Pilot’s fair value is $20.2 billion and its carrying value is $18.7 billion, Berkshire said. That’s above the $13 billion-plus that Berkshire paid for it in three stages and a high valuation relative to its meager reported earnings.
Most companies would exclude a goodwill impairment from their operating earnings since it’s a one-time, noncash charge. But Berkshire is very conservative in presenting its operating earnings, and it normally just excludes often volatile investment gains and losses (mostly unrealized) that need to be reported in its GAAP income.
Adjusting for goodwill impairment and noncash currency gains in both the fourth quarter of 2025 and 2024, Barron’s estimates that Berkshire’s operating profits were down about 19% in the fourth quarter.
The main reason for the drop in operating earnings was a 54% decline in insurance underwriting profits to $1.6 billion, reflecting more competitive conditions in the property and casualty insurance market.
“These results were mediocre,” says Cathy Seifert, an analyst at CFRA. Seifert notes that Berkshire’s revenue was flat in 2025 at $371 billion, while operating earnings were down about 6% to $44.5 billion. Adjust for goodwill and other factors and operating income was closer to flat last year versus 2024. She is concerned about the lack of top-line growth at Berkshire.
Berkshire stock, now trading at $757,000 for the A shares, is valued at 1.5 times its year-end 2025 book value, in line with its ratio in recent years. It’s not cheap trading for about 24 times projected 2026 operating earnings with the P&C insurance business facing pressure. Wall Street expects low single-digit growth in earnings this year.
Even a “look-through” P/E that adjusts for the company’s equity portfolio probably is close to 20 times now.
Seifert says Berkshire doesn’t provide the level of detail of other insurers.
The company releases overall insurance underwriting results in the fourth quarter, but doesn’t provide a breakdown by insurance unit including Geico, its auto insurer.

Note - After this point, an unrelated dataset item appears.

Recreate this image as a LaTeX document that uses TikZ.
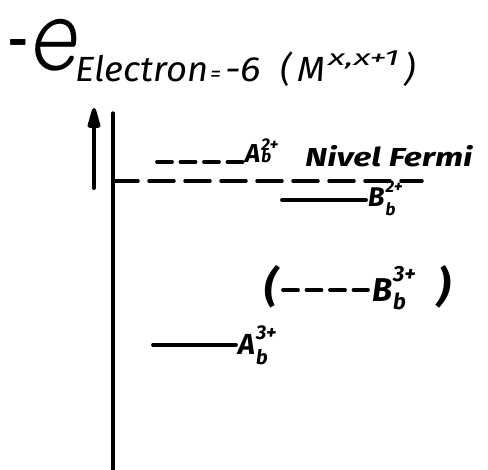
\documentclass[tikz,border=0pt]{standalone}
\usepackage{fontspec}
\setmainfont{Fira Sans}
\newfontfamily\thinfont{lmmonolt10-oblique.otf}
\usetikzlibrary{arrows.meta}
% #1 main size, #2 small size, #3 letter, #4 sub, #5 sup, #6 sub drop, #7 sup raise
\newcommand\ionlab[7]{{\fontsize{#1}{#1}\selectfont #3}\kern1pt\rlap{\raisebox{-#6}{\fontsize{#2}{#2}\selectfont #4}}\raisebox{#7}{\fontsize{#2}{#2}\selectfont #5}}
\newcommand\fitw[2]{\resizebox{#1}{\height}{#2}}
\begin{document}
\begin{tikzpicture}[x=1pt,y=-1pt,line cap=round]
\tikzset{
  lbl/.style={inner sep=0pt, font=\bfseries\itshape},
  lvl/.style={line width=3.8pt},
  lvldash/.style={line width=3.8pt, dash pattern=on 15pt off 8.5pt},
  fermi/.style={line width=3.5pt, dash pattern=on 25pt off 11pt},
  axisline/.style={line width=3.2pt},
}
\useasboundingbox[fill=white] (0,0) rectangle (488,470);
% title
\node[inner sep=0pt, anchor=base, font=\fontsize{48}{48}\selectfont\bfseries] (minus) at (18,58) {-};
\node[inner sep=0pt, anchor=base, font=\thinfont\fontsize{118}{118}\selectfont] (e) at (53,71) {\scalebox{0.85}[1]{e}};
\node[inner sep=0pt, anchor=base west, font=\fontsize{35}{35}\selectfont\itshape] (title) at (75,82)
  {\makebox[135pt][l]{\fitw{133pt}{Electron}}\makebox[15pt][l]{\fontsize{22}{22}\selectfont=}\makebox[55pt][l]{\fitw{36pt}{-6}}\makebox[17pt][l]{(}\makebox[31pt][l]{\fitw{28pt}{M}}\makebox[76pt][l]{\raisebox{16pt}{\fontsize{22}{22}\selectfont\fitw{71pt}{x,x+1}}})};
% axis and arrow
\coordinate (axtop) at (113,113);
\coordinate (axbot) at (113,470);
\draw[axisline] (axtop) -- (axbot);
\coordinate (arB) at (94,188);
\coordinate (arT) at (94,108);
\draw[line width=4pt, -{Triangle[length=26pt,width=13pt,round]}] (arB) -- (arT);
% Fermi level
\coordinate (f0) at (113,181);
\coordinate (f1) at (422,181);
\draw[fermi] (f0) -- (f1);
% A 2+
\coordinate (a2l) at (157,162);
\coordinate (a2r) at (243,162);
\draw[lvldash] (a2l) -- (a2r);
\node[lbl, anchor=base west] (a2) at (245,163) {\ionlab{26}{17}{A}{b}{2+}{0pt}{12pt}};
\node[lbl, anchor=base west, font=\fontsize{26}{26}\selectfont\bfseries\itshape] (fermi) at (305,167) {\scalebox{1.3}[1]{Nivel Fermi}};
% B 2+
\coordinate (b2l) at (282,200);
\coordinate (b2r) at (366,200);
\draw[lvl] (b2l) -- (b2r);
\node[lbl, anchor=base west] (b2) at (368,207) {\ionlab{27}{17}{B}{b}{2+}{9pt}{14pt}};
% B 3+
\node[lbl, anchor=base west, font=\fontsize{42}{42}\selectfont\bfseries\itshape] (lp) at (264,302) {(};
\coordinate (b3l) at (283,290);
\coordinate (b3r) at (368,290);
\draw[lvldash] (b3l) -- (b3r);
\node[lbl, anchor=base west] (b3) at (372,302) {\ionlab{33}{22}{B}{b}{3+}{8pt}{20pt}};
\node[lbl, anchor=base west, font=\fontsize{42}{42}\selectfont\bfseries\itshape] (rp) at (437,302) {)};
% A 3+
\coordinate (a3l) at (153,345);
\coordinate (a3r) at (236,345);
\draw[lvl] (a3l) -- (a3r);
\node[lbl, anchor=base west] (a3) at (238,355) {\ionlab{29}{20}{A}{b}{3+}{10pt}{15pt}};
\end{tikzpicture}
\end{document}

Investors need to look at the annual results and compare them to the third-quarter results to calculate the fourth-quarter results of the various insurance units.
Geico’s underwriting profits were down about 40% in the fourth quarter to about $1 billion, one investor calculated and told Barron’s.
Given the complexity of Berkshire’s results, investors would benefit from commentary from CEO Abel and quarterly conference calls, but Abel plans to continue the Buffett tradition of avoiding the calls.
“We concentrate on quality, not frequency. If a significant issue arises, you will hear from me, but it will not be through quarterly commentary, given our long-term horizo n,” Abel wrote in his annual letter.
Abel quashed the idea of a Berkshire cash dividend, and one doesn’t look likely as long as Buffett is alive given his opposition to it and his control of the Berkshire board.
“Our approach to cash dividends continues to be that Berkshire will not pay dividends so long as more than one dollar of market value for shareholders is reasonably likely to be created by each dollar of retained earnings. On an annual basis, the Board reviews our policy,” Abel wrote.
The case for a dividend is that Berkshire is sitting on a near-record $373 billion of cash, including $127 billion at the parent company where there are restrictions on distribution to shareholders—most of the rest is at insurance units.
Berkshire has been a net seller of stocks for three years in a row and made few notable acquisitions in recent years. It’s a discriminating buyer at a time when trillions of dollars in dry power elsewhere in the investment world is much less demanding.
Total cash could hit $400 billion at year-end 2026 even after the purchase of Occidental Petroleum’s chemical business earlier this year for under $10 billion.
Abel took on critics in his letter. “Many times in Berkshire’s history, some observers have suggested that our substantial cash position signals a retreat from investing. It does not. We continue to evaluate many opportunities and will remain patient and disciplined in pursuing the right ones for the benefit of our owners.”
The difference now is that cash is triple what it was several years ago and Abel isn’t Buffett.